INSTRUCTION - Output every line of the material exactly, omitting images.

•••••

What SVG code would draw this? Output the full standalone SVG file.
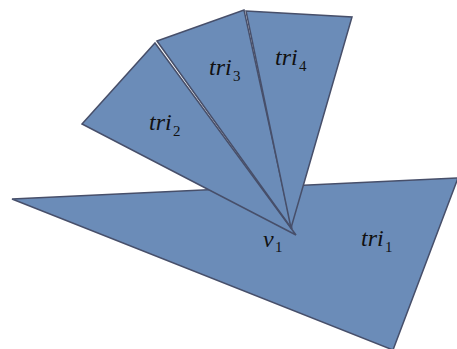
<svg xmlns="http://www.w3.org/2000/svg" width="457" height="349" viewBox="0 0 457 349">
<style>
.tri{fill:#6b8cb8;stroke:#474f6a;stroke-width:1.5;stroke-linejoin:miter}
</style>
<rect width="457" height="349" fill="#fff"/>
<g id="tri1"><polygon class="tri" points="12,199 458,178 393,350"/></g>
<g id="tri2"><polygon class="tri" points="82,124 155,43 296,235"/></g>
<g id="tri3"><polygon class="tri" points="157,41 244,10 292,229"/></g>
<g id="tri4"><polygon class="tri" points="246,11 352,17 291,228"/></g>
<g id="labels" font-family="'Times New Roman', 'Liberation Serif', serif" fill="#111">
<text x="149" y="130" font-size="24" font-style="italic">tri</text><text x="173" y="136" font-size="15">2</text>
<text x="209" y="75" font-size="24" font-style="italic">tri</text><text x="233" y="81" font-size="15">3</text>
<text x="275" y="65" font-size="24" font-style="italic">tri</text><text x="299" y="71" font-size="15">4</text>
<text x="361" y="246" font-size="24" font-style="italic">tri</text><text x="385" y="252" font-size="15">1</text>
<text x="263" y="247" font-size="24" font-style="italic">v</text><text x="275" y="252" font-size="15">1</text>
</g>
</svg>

•••••

ANSWER FOR THIS EXERCISE -
What SVG code would draw this? Output the full standalone SVG file.
<svg xmlns="http://www.w3.org/2000/svg" width="457" height="349" viewBox="0 0 457 349">
<style>
.tri{fill:#6b8cb8;stroke:#474f6a;stroke-width:1.5;stroke-linejoin:miter}
</style>
<rect width="457" height="349" fill="#fff"/>
<g id="tri1"><polygon class="tri" points="12,199 458,178 393,350"/></g>
<g id="tri2"><polygon class="tri" points="82,124 155,43 296,235"/></g>
<g id="tri3"><polygon class="tri" points="157,41 244,10 292,229"/></g>
<g id="tri4"><polygon class="tri" points="246,11 352,17 291,228"/></g>
<g id="labels" font-family="'Times New Roman', 'Liberation Serif', serif" fill="#111">
<text x="149" y="130" font-size="24" font-style="italic">tri</text><text x="173" y="136" font-size="15">2</text>
<text x="209" y="75" font-size="24" font-style="italic">tri</text><text x="233" y="81" font-size="15">3</text>
<text x="275" y="65" font-size="24" font-style="italic">tri</text><text x="299" y="71" font-size="15">4</text>
<text x="361" y="246" font-size="24" font-style="italic">tri</text><text x="385" y="252" font-size="15">1</text>
<text x="263" y="247" font-size="24" font-style="italic">v</text><text x="275" y="252" font-size="15">1</text>
</g>
</svg>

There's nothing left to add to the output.